Work to do — Starting with the first line of the listing, quote each line exactly until and including the one with "var chart = echarts.init(document.getElementById('chart'));", leaving pictures out.

Material —

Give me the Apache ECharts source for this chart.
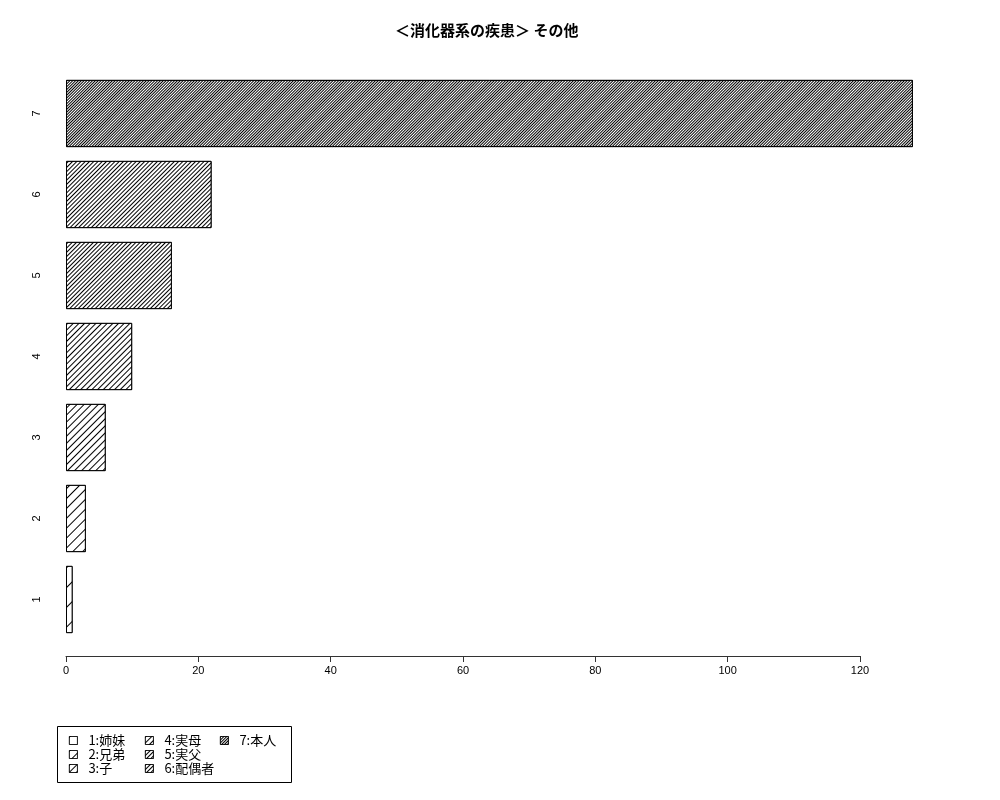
<!DOCTYPE html>
<html>
<head>
<meta charset="utf-8">
<script src="https://cdn.jsdelivr.net/npm/echarts@6/dist/echarts.min.js"></script>
<style>
  html, body { margin: 0; padding: 0; background: #fff; }
  #chart { width: 1000px; height: 800px; }
</style>
</head>
<body>
<div id="chart"></div>
<script>
// donnees
var categories = ['1', '2', '3', '4', '5', '6', '7'];
var values = [1, 3, 6, 10, 16, 22, 128];
var legendNames = ['1:姉妹', '2:兄弟', '3:子', '4:実母', '5:実父', '6:配偶者', '7:本人'];
var xTicks = [0, 20, 40, 60, 80, 100, 120];
// espacement des hachures (px), du moins dense au plus dense
var hatchGap = [14, 7, 5, 3.6, 3, 2.5, 2];

var chart = echarts.init(document.getElementById('chart'));

// une serie par barre pour avoir une legende par categorie
var series = categories.map(function (c, i) {
    var d = categories.map(function () { return '-'; });
    d[i] = values[i];
    return {
        name: legendNames[i],
        type: 'bar',
        stack: 'all',
        data: d,
        clip: false,
        barCategoryGap: '17%',
        itemStyle: {
            color: '#ffffff',
            borderColor: '#000',
            borderWidth: 1,
            decal: {
                symbol: 'rect',
                symbolSize: 1,
                color: '#000',
                backgroundColor: '#ffffff',
                dashArrayX: [1, 0],
                dashArrayY: [1, hatchGap[i] - 1],
                rotation: -Math.PI / 4
            }
        }
    };
});

function legendCol(names, left) {
    return {
        orient: 'vertical',
        left: left,
        top: 734,
        padding: 0,
        icon: 'rect',
        itemWidth: 8,
        itemHeight: 8,
        itemGap: 1,
        data: names,
        selectedMode: false,
        itemStyle: { borderWidth: 0.8 },
        textStyle: {
            fontSize: 13, lineHeight: 12, color: '#000',
            fontFamily: 'Noto Sans CJK JP', padding: [0, 0, 0, 6]
        }
    };
}

chart.setOption({
    animation: false,
    title: {
        text: '＜消化器系の疾患＞ その他',
        left: 390,
        top: 18,
        textStyle: { fontSize: 15, fontWeight: 'bold', color: '#000', fontFamily: 'Noto Sans CJK JP' }
    },
    grid: { left: 66, right: 140, top: 73, bottom: 160 },
    xAxis: {
        type: 'value',
        min: 0,
        max: 120,
        interval: 20,
        offset: 16,
        splitLine: { show: false },
        axisLine: { show: true, lineStyle: { color: '#333', width: 1 } },
        axisTick: { show: true, length: 6, lineStyle: { color: '#333' } },
        axisLabel: {
            color: '#000', fontSize: 11, margin: 9, fontFamily: 'Liberation Sans',
            formatter: function (v) { return xTicks.indexOf(v) >= 0 ? String(v) : ''; }
        }
    },
    yAxis: {
        type: 'category',
        data: categories,
        axisLine: { show: false },
        axisTick: { show: false },
        axisLabel: { rotate: 90, margin: 24, color: '#000', fontSize: 11, fontFamily: 'Liberation Sans' }
    },
    legend: [
        legendCol(legendNames.slice(0, 3), 69),
        legendCol(legendNames.slice(3, 6), 145),
        legendCol(legendNames.slice(6), 220)
    ],
    graphic: [{
        type: 'rect',
        shape: { x: 57.5, y: 726.5, width: 234, height: 56 },
        style: { fill: 'none', stroke: '#000', lineWidth: 1 }
    }],
    series: series
});
</script>
</body>
</html>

Reply to the exercise —
Give me the Apache ECharts source for this chart.
<!DOCTYPE html>
<html>
<head>
<meta charset="utf-8">
<script src="https://cdn.jsdelivr.net/npm/echarts@6/dist/echarts.min.js"></script>
<style>
  html, body { margin: 0; padding: 0; background: #fff; }
  #chart { width: 1000px; height: 800px; }
</style>
</head>
<body>
<div id="chart"></div>
<script>
// donnees
var categories = ['1', '2', '3', '4', '5', '6', '7'];
var values = [1, 3, 6, 10, 16, 22, 128];
var legendNames = ['1:姉妹', '2:兄弟', '3:子', '4:実母', '5:実父', '6:配偶者', '7:本人'];
var xTicks = [0, 20, 40, 60, 80, 100, 120];
// espacement des hachures (px), du moins dense au plus dense
var hatchGap = [14, 7, 5, 3.6, 3, 2.5, 2];

var chart = echarts.init(document.getElementById('chart'));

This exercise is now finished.